The senior rank of the KGB participants has probably more to do with Ivonin’s ministerial status than with the importance accorded Reykjavik. Viktor Ivonin is unable to recall anything of these visits. His normally unfailing memory for people and events lets him down when confronted with these KGB names. While his tone becomes decidedly more guarded, his mind is a blank.
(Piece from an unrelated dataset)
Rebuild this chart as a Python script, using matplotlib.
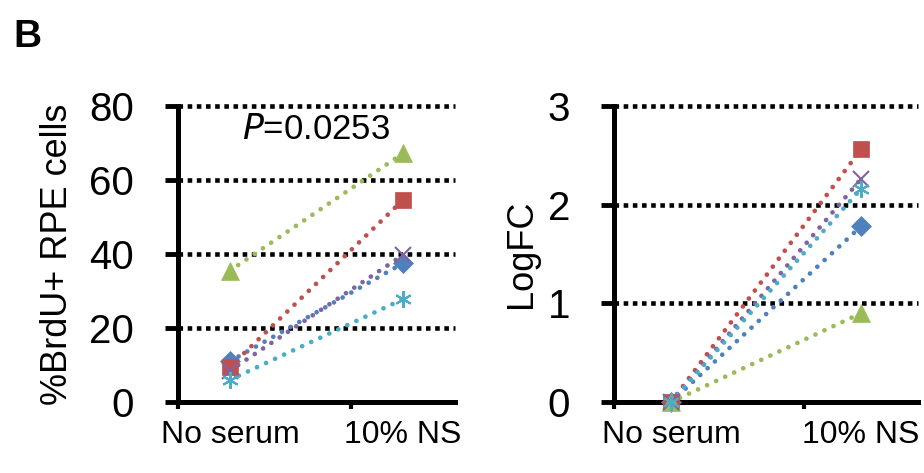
import matplotlib.pyplot as plt

plt.rcParams['font.family'] = ['Liberation Sans', 'DejaVu Sans']

# Data
categories = ['No serum', '10% NS']
series_names = ['blue', 'red', 'green', 'purple', 'cyan']
brdu_no_serum = [11.0, 9.5, 35.5, 8.5, 6.0]
brdu_ns = [37.5, 54.6, 67.2, 39.7, 27.8]
logfc_no_serum = [0.0, 0.0, 0.0, 0.0, 0.0]
logfc_ns = [1.78, 2.56, 0.90, 2.26, 2.16]
brdu_ticks = [0, 20, 40, 60, 80]
logfc_ticks = [0, 1, 2, 3]

colors = ['#4F81BD', '#C0504D', '#9BBB59', '#8064A2', '#4BACC6']
markers = ['D', 's', '^', 'x', (6, 2, 0)]
msizes = [10, 11, 13, 11, 12]

fig = plt.figure(figsize=(9.24, 4.73), dpi=100)
ax1 = fig.add_axes([0.1926, 0.150, 0.2998, 0.626])
ax2 = fig.add_axes([0.6645, 0.150, 0.329, 0.626])

xpos = [0.5, 1.5]


def style_axis(ax, ticks, ymax):
    ax.set_xlim(0.2, 1.8)
    ax.set_ylim(0, ymax)
    for t in ticks[1:]:
        ax.axhline(t, color='black', linestyle=(0, (1, 1)), linewidth=3.3,
                   dash_capstyle='butt', zorder=1, clip_on=False)
    for s in ['top', 'right']:
        ax.spines[s].set_visible(False)
    for s in ['left', 'bottom']:
        ax.spines[s].set_linewidth(3.6)
        ax.spines[s].set_zorder(2)
    ax.set_yticks(ticks)
    ax.set_yticklabels([str(t) for t in ticks], fontsize=29)
    ax.tick_params(axis='y', direction='out', length=9.5, width=3.5, pad=22)
    ax.set_xticks([0.2, 1.2], minor=True)
    ax.tick_params(axis='x', which='minor', direction='out', length=5, width=3)
    ax.set_xticks(xpos)
    ax.set_xticklabels(categories, fontsize=23)
    ax.tick_params(axis='x', which='major', length=0, pad=13)


def draw_series(ax, start, end):
    for i in range(len(series_names)):
        ax.plot(xpos, [start[i], end[i]], color=colors[i], linestyle=(0, (0.01, 2.1)),
                linewidth=3.4, dash_capstyle='round', zorder=3, clip_on=False)
        mk = markers[i]
        ax.plot(xpos, [start[i], end[i]], linestyle='none', marker=mk,
                color=colors[i], markersize=msizes[i],
                markeredgewidth=1.5 if mk in ('x', (6, 2, 0)) else 0.5,
                zorder=4, clip_on=False)


style_axis(ax1, brdu_ticks, 80)
draw_series(ax1, brdu_no_serum, brdu_ns)
ax1.set_ylabel('%BrdU+ RPE cells', fontsize=26, labelpad=10)
ax1.text(0.5, 0.975, '$\\it{P}$=0.0253', transform=ax1.transAxes, ha='center',
         va='top', fontsize=25, bbox=dict(facecolor='white', edgecolor='none', pad=1),
         zorder=5)

style_axis(ax2, logfc_ticks, 3)
draw_series(ax2, logfc_no_serum, logfc_ns)
ax2.set_ylabel('LogFC', fontsize=26, labelpad=6)

fig.text(0.014, 0.9, 'B', fontsize=28, fontweight='bold')

fig.savefig('out.png', dpi=100)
What might they have discussed?

The theme of these comings and goings is less how to undermine Fischer and more how to prop up a rattled Spassky. (In this period, there is a proposal to send the champion Kogitum—a medicine against nervous tension—and some exasperation at his refusal to take it.) First, this requires investigating stories of possible interference with his playing. One report to have reached the KGB was that Fischer was being assisted by a computer (in Russian called an IBM—a Soviet tribute to American big business) and a device in his chair. (Whether the two are linked, a computer in Fischer’s chair, is unclear.) There have already been reports in the Western press of Fischer being computer aided, reports derisively dismissed in Reykjavik by Spassky, Geller, and Krogius. Back in Moscow, the KGB does not believe silicon-based shenanigans are any more practical. A Comrade Lvov, a KGB technical officer and a constant caller on Ivonin at this time, explains to the deputy minister that Fischer would have needed a full year to develop the requisite computer program and would have to have a portable receiver and a membrane in his ear to receive the signals.

Lvov is also the bearer of other shadowy news: he reports the possibility that Spassky has had a letter threatening his family if he returns to Moscow a winner. This is investigated, and no proof of its existence is found. The provenance of this letter is unclear; today, Spassky says he had no knowledge of it.

Other means of defending Spassky are afoot. As July turns into August, an unnamed forensic psychiatrist takes part in a meeting with Lvov and Gostiev. Lvov is all set to organize a check for radiation from radio waves and X-rays “on the spot”—presumably in the hall.

Throughout this period, the possibility of Spassky’s being the target of hypnosis and telepathy is being discussed. There is a hint that sending a psychiatrist to Reykjavik is Gostiev’s brainchild. The psychiatrists Vartanian and Zharikov are primed, and Gostiev arranges the logistics of their visit.